Transcribe the records below exactly as they appear, omitting any pictures.

(Raw records)
-.-.-

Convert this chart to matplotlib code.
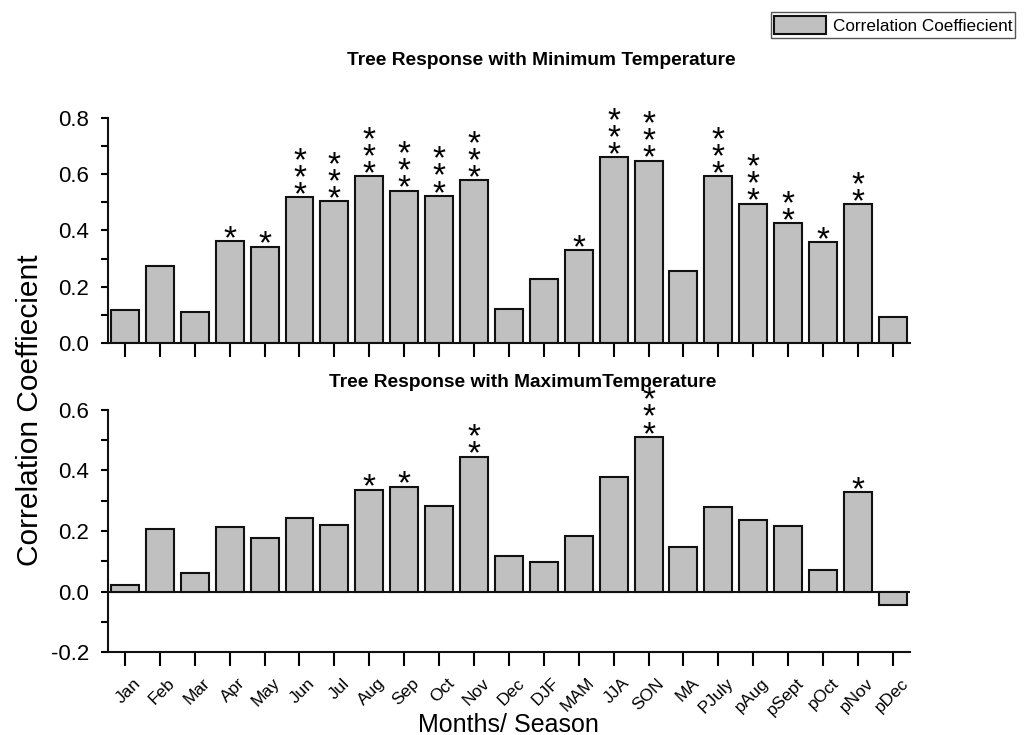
import matplotlib.pyplot as plt
from matplotlib.patches import Patch
from matplotlib.ticker import MultipleLocator, FormatStrFormatter
from matplotlib.transforms import ScaledTranslation

plt.rcParams['font.family'] = ['Liberation Sans', 'DejaVu Sans']

labels = ["Jan", "Feb", "Mar", "Apr", "May", "Jun", "Jul", "Aug", "Sep", "Oct",
          "Nov", "Dec", "DJF", "MAM", "JJA", "SON", "MA", "PJuly", "pAug",
          "pSept", "pOct", "pNov", "pDec"]

tmin_corr = [0.117, 0.274, 0.111, 0.363, 0.343, 0.518, 0.504, 0.592, 0.541, 0.523,
             0.578, 0.120, 0.227, 0.330, 0.661, 0.648, 0.255, 0.592, 0.495,
             0.425, 0.359, 0.494, 0.094]
tmin_stars = [0, 0, 0, 1, 1, 3, 3, 3, 3, 3, 3, 0, 0, 1, 3, 3, 0, 3, 3, 2, 1, 2, 0]

tmax_corr = [0.020, 0.208, 0.062, 0.214, 0.177, 0.243, 0.220, 0.336, 0.347, 0.284,
             0.446, 0.116, 0.097, 0.183, 0.377, 0.511, 0.148, 0.280, 0.237,
             0.215, 0.070, 0.329, -0.045]
tmax_stars = [0, 0, 0, 0, 0, 0, 0, 1, 1, 0, 2, 0, 0, 0, 0, 3, 0, 0, 0, 0, 0, 1, 0]

bar_color = "#c0c0c0"
edge = "#111111"
x = list(range(len(labels)))

fig = plt.figure(figsize=(10.24, 7.35), dpi=100)
ax1 = fig.add_axes([0.105, 0.5333, 0.784, 0.3062])
ax2 = fig.add_axes([0.105, 0.1129, 0.784, 0.3293])


def style_axis(ax, ymin, ymax):
    ax.set_xlim(-0.5, len(labels) - 0.5)
    ax.set_ylim(ymin, ymax)
    for s in ("top", "right"):
        ax.spines[s].set_visible(False)
    for s in ("left", "bottom"):
        ax.spines[s].set_linewidth(1.5)
        ax.spines[s].set_color(edge)
    ax.set_xticks(x)
    ax.yaxis.set_major_locator(MultipleLocator(0.2))
    ax.yaxis.set_minor_locator(MultipleLocator(0.1))
    ax.yaxis.set_major_formatter(FormatStrFormatter("%.1f"))
    ax.tick_params(axis="y", which="both", direction="out", length=5, width=1.5,
                   labelsize=16, pad=8)
    ax.tick_params(axis="x", direction="out", length=10, width=1.5)


def add_stars(ax, values, stars):
    # one text per bar, stars stacked on top of each other
    for i, (v, n) in enumerate(zip(values, stars)):
        if n == 0:
            continue
        ax.annotate("\n".join(["*"] * n), xy=(i, v), xytext=(0, -10),
                    textcoords="offset points", ha="center", va="bottom",
                    fontsize=24, linespacing=0.42, annotation_clip=False)


ax1.bar(x, tmin_corr, width=0.8, color=bar_color, edgecolor=edge, linewidth=1.5)
style_axis(ax1, 0, 0.8)
ax1.set_xticklabels([])
add_stars(ax1, tmin_corr, tmin_stars)

ax2.bar(x, tmax_corr, width=0.8, color=bar_color, edgecolor=edge, linewidth=1.5)
ax2.axhline(0, color=edge, linewidth=1.5, zorder=0.5)
style_axis(ax2, -0.2, 0.6)
ax2.set_xticklabels(labels, rotation=45, ha="right", va="center",
                    rotation_mode="anchor", fontsize=12.5)
shift = ScaledTranslation(13 / 100, -10 / 100, fig.dpi_scale_trans)
for lab in ax2.get_xticklabels():
    lab.set_transform(lab.get_transform() + shift)
add_stars(ax2, tmax_corr, tmax_stars)

fig.text(0.529, 0.918, "Tree Response with Minimum Temperature",
         ha="center", va="center", fontsize=13.8, fontweight="bold")
fig.text(0.51, 0.48, "Tree Response with MaximumTemperature",
         ha="center", va="center", fontsize=13.8, fontweight="bold")
fig.text(0.029, 0.442, "Correlation Coeffiecient", rotation=90,
         ha="center", va="center", fontsize=21.5)
fig.text(0.497, 0.014, "Months/ Season", ha="center", va="center", fontsize=18)

handle = Patch(facecolor=bar_color, edgecolor=edge, linewidth=1.5)
fig.legend([handle], ["Correlation Coeffiecient"], loc="upper right",
           bbox_to_anchor=(1.0, 0.995), fontsize=12.3, fancybox=False,
           framealpha=1, edgecolor="#555555", borderpad=0.2,
           handlelength=3.0, handleheight=1.3, handletextpad=0.4)

fig.savefig("out.png", dpi=100)
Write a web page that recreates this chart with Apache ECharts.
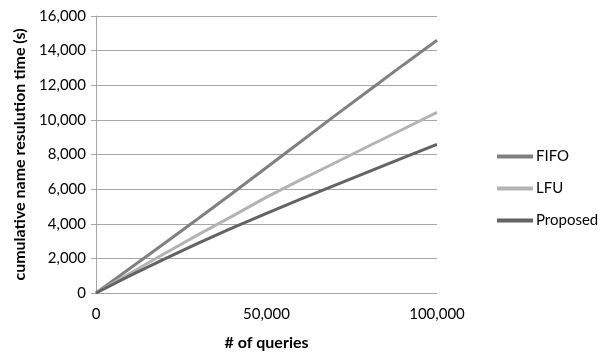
<!DOCTYPE html>
<html>
<head>
<meta charset="utf-8">
<script src="https://cdn.jsdelivr.net/npm/echarts@6/dist/echarts.min.js"></script>
<style>html,body{margin:0;padding:0;background:#fff}#c{width:600px;height:356px}</style>
</head>
<body>
<div id="c"></div>
<script>
var queries = [0, 10000, 20000, 30000, 40000, 50000, 60000, 70000, 80000, 90000, 100000];
var fifo = [0, 1430, 2860, 4300, 5760, 7250, 8740, 10230, 11700, 13160, 14600];
var lfu = [0, 1140, 2270, 3370, 4440, 5540, 6530, 7510, 8490, 9460, 10430];
var proposed = [0, 1000, 1960, 2880, 3760, 4600, 5420, 6220, 7010, 7800, 8580];
var seriesNames = ['FIFO', 'LFU', 'Proposed'];
var seriesColors = ['#808080', '#b3b3b3', '#636363'];

function pairs(ys){ return queries.map(function(q,i){ return [q, ys[i]]; }); }
function fmt(v){ return v.toString().replace(/\B(?=(\d{3})+(?!\d))/g, ','); }

var font = 'Lato';
var chart = echarts.init(document.getElementById('c'), null, {renderer:'canvas'});
var data = [fifo, lfu, proposed];
chart.setOption({
  animation: false,
  textStyle: {fontFamily: font},
  grid: {left: 96, right: 163, top: 16, bottom: 60, containLabel: false},
  legend: {
    orient: 'vertical', left: 492, top: 144, itemGap: 17,
    itemWidth: 36, itemHeight: 4, icon: 'rect',
    textStyle: {fontFamily: font, fontSize: 15, color: '#000', padding: [0,0,0,-2]},
    data: seriesNames
  },
  xAxis: {
    type: 'value', min: 0, max: 100000, interval: 50000,
    name: '# of queries', nameLocation: 'middle', nameGap: 42,
    nameTextStyle: {fontFamily: font, fontSize: 16, fontWeight: 'bold', color: '#000'},
    axisLine: {show: true, lineStyle: {color: '#a6a6a6', width: 1}},
    axisTick: {show: false},
    splitLine: {show: false},
    axisLabel: {fontFamily: font, fontSize: 15, color: '#000', margin: 14, formatter: fmt}
  },
  yAxis: {
    type: 'value', min: 0, max: 16000, interval: 2000,
    name: 'cumulative name resulution time (s)', nameLocation: 'middle', nameGap: 68,
    nameTextStyle: {fontFamily: font, fontSize: 16, fontWeight: 'bold', color: '#000'},
    axisLine: {show: true, lineStyle: {color: '#a6a6a6', width: 1}},
    axisTick: {show: true, length: 5, lineStyle: {color: '#a6a6a6'}},
    splitLine: {show: true, lineStyle: {color: '#a6a6a6', width: 1}},
    axisLabel: {fontFamily: font, fontSize: 15, color: '#000', margin: 10, formatter: fmt}
  },
  series: seriesNames.map(function(n, i){
    return {
      name: n, type: 'line', data: pairs(data[i]), showSymbol: false, symbol: 'none',
      lineStyle: {color: seriesColors[i], width: 3}, itemStyle: {color: seriesColors[i]}
    };
  })
});
</script>
</body>
</html>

-.-.-

(Output of the exercise)
Convert this chart to matplotlib code.
import matplotlib.pyplot as plt
from matplotlib.patches import Patch
from matplotlib.ticker import MultipleLocator, FormatStrFormatter
from matplotlib.transforms import ScaledTranslation

plt.rcParams['font.family'] = ['Liberation Sans', 'DejaVu Sans']

labels = ["Jan", "Feb", "Mar", "Apr", "May", "Jun", "Jul", "Aug", "Sep", "Oct",
          "Nov", "Dec", "DJF", "MAM", "JJA", "SON", "MA", "PJuly", "pAug",
          "pSept", "pOct", "pNov", "pDec"]

tmin_corr = [0.117, 0.274, 0.111, 0.363, 0.343, 0.518, 0.504, 0.592, 0.541, 0.523,
             0.578, 0.120, 0.227, 0.330, 0.661, 0.648, 0.255, 0.592, 0.495,
             0.425, 0.359, 0.494, 0.094]
tmin_stars = [0, 0, 0, 1, 1, 3, 3, 3, 3, 3, 3, 0, 0, 1, 3, 3, 0, 3, 3, 2, 1, 2, 0]

tmax_corr = [0.020, 0.208, 0.062, 0.214, 0.177, 0.243, 0.220, 0.336, 0.347, 0.284,
             0.446, 0.116, 0.097, 0.183, 0.377, 0.511, 0.148, 0.280, 0.237,
             0.215, 0.070, 0.329, -0.045]
tmax_stars = [0, 0, 0, 0, 0, 0, 0, 1, 1, 0, 2, 0, 0, 0, 0, 3, 0, 0, 0, 0, 0, 1, 0]

bar_color = "#c0c0c0"
edge = "#111111"
x = list(range(len(labels)))

fig = plt.figure(figsize=(10.24, 7.35), dpi=100)
ax1 = fig.add_axes([0.105, 0.5333, 0.784, 0.3062])
ax2 = fig.add_axes([0.105, 0.1129, 0.784, 0.3293])


def style_axis(ax, ymin, ymax):
    ax.set_xlim(-0.5, len(labels) - 0.5)
    ax.set_ylim(ymin, ymax)
    for s in ("top", "right"):
        ax.spines[s].set_visible(False)
    for s in ("left", "bottom"):
        ax.spines[s].set_linewidth(1.5)
        ax.spines[s].set_color(edge)
    ax.set_xticks(x)
    ax.yaxis.set_major_locator(MultipleLocator(0.2))
    ax.yaxis.set_minor_locator(MultipleLocator(0.1))
    ax.yaxis.set_major_formatter(FormatStrFormatter("%.1f"))
    ax.tick_params(axis="y", which="both", direction="out", length=5, width=1.5,
                   labelsize=16, pad=8)
    ax.tick_params(axis="x", direction="out", length=10, width=1.5)


def add_stars(ax, values, stars):
    # one text per bar, stars stacked on top of each other
    for i, (v, n) in enumerate(zip(values, stars)):
        if n == 0:
            continue
        ax.annotate("\n".join(["*"] * n), xy=(i, v), xytext=(0, -10),
                    textcoords="offset points", ha="center", va="bottom",
                    fontsize=24, linespacing=0.42, annotation_clip=False)


ax1.bar(x, tmin_corr, width=0.8, color=bar_color, edgecolor=edge, linewidth=1.5)
style_axis(ax1, 0, 0.8)
ax1.set_xticklabels([])
add_stars(ax1, tmin_corr, tmin_stars)

ax2.bar(x, tmax_corr, width=0.8, color=bar_color, edgecolor=edge, linewidth=1.5)
ax2.axhline(0, color=edge, linewidth=1.5, zorder=0.5)
style_axis(ax2, -0.2, 0.6)
ax2.set_xticklabels(labels, rotation=45, ha="right", va="center",
                    rotation_mode="anchor", fontsize=12.5)
shift = ScaledTranslation(13 / 100, -10 / 100, fig.dpi_scale_trans)
for lab in ax2.get_xticklabels():
    lab.set_transform(lab.get_transform() + shift)
add_stars(ax2, tmax_corr, tmax_stars)

fig.text(0.529, 0.918, "Tree Response with Minimum Temperature",
         ha="center", va="center", fontsize=13.8, fontweight="bold")
fig.text(0.51, 0.48, "Tree Response with MaximumTemperature",
         ha="center", va="center", fontsize=13.8, fontweight="bold")
fig.text(0.029, 0.442, "Correlation Coeffiecient", rotation=90,
         ha="center", va="center", fontsize=21.5)
fig.text(0.497, 0.014, "Months/ Season", ha="center", va="center", fontsize=18)

handle = Patch(facecolor=bar_color, edgecolor=edge, linewidth=1.5)
fig.legend([handle], ["Correlation Coeffiecient"], loc="upper right",
           bbox_to_anchor=(1.0, 0.995), fontsize=12.3, fancybox=False,
           framealpha=1, edgecolor="#555555", borderpad=0.2,
           handlelength=3.0, handleheight=1.3, handletextpad=0.4)

fig.savefig("out.png", dpi=100)
Write a web page that recreates this chart with Apache ECharts.
<!DOCTYPE html>
<html>
<head>
<meta charset="utf-8">
<script src="https://cdn.jsdelivr.net/npm/echarts@6/dist/echarts.min.js"></script>
<style>html,body{margin:0;padding:0;background:#fff}#c{width:600px;height:356px}</style>
</head>
<body>
<div id="c"></div>
<script>
var queries = [0, 10000, 20000, 30000, 40000, 50000, 60000, 70000, 80000, 90000, 100000];
var fifo = [0, 1430, 2860, 4300, 5760, 7250, 8740, 10230, 11700, 13160, 14600];
var lfu = [0, 1140, 2270, 3370, 4440, 5540, 6530, 7510, 8490, 9460, 10430];
var proposed = [0, 1000, 1960, 2880, 3760, 4600, 5420, 6220, 7010, 7800, 8580];
var seriesNames = ['FIFO', 'LFU', 'Proposed'];
var seriesColors = ['#808080', '#b3b3b3', '#636363'];

function pairs(ys){ return queries.map(function(q,i){ return [q, ys[i]]; }); }
function fmt(v){ return v.toString().replace(/\B(?=(\d{3})+(?!\d))/g, ','); }

var font = 'Lato';
var chart = echarts.init(document.getElementById('c'), null, {renderer:'canvas'});
var data = [fifo, lfu, proposed];
chart.setOption({
  animation: false,
  textStyle: {fontFamily: font},
  grid: {left: 96, right: 163, top: 16, bottom: 60, containLabel: false},
  legend: {
    orient: 'vertical', left: 492, top: 144, itemGap: 17,
    itemWidth: 36, itemHeight: 4, icon: 'rect',
    textStyle: {fontFamily: font, fontSize: 15, color: '#000', padding: [0,0,0,-2]},
    data: seriesNames
  },
  xAxis: {
    type: 'value', min: 0, max: 100000, interval: 50000,
    name: '# of queries', nameLocation: 'middle', nameGap: 42,
    nameTextStyle: {fontFamily: font, fontSize: 16, fontWeight: 'bold', color: '#000'},
    axisLine: {show: true, lineStyle: {color: '#a6a6a6', width: 1}},
    axisTick: {show: false},
    splitLine: {show: false},
    axisLabel: {fontFamily: font, fontSize: 15, color: '#000', margin: 14, formatter: fmt}
  },
  yAxis: {
    type: 'value', min: 0, max: 16000, interval: 2000,
    name: 'cumulative name resulution time (s)', nameLocation: 'middle', nameGap: 68,
    nameTextStyle: {fontFamily: font, fontSize: 16, fontWeight: 'bold', color: '#000'},
    axisLine: {show: true, lineStyle: {color: '#a6a6a6', width: 1}},
    axisTick: {show: true, length: 5, lineStyle: {color: '#a6a6a6'}},
    splitLine: {show: true, lineStyle: {color: '#a6a6a6', width: 1}},
    axisLabel: {fontFamily: font, fontSize: 15, color: '#000', margin: 10, formatter: fmt}
  },
  series: seriesNames.map(function(n, i){
    return {
      name: n, type: 'line', data: pairs(data[i]), showSymbol: false, symbol: 'none',
      lineStyle: {color: seriesColors[i], width: 3}, itemStyle: {color: seriesColors[i]}
    };
  })
});
</script>
</body>
</html>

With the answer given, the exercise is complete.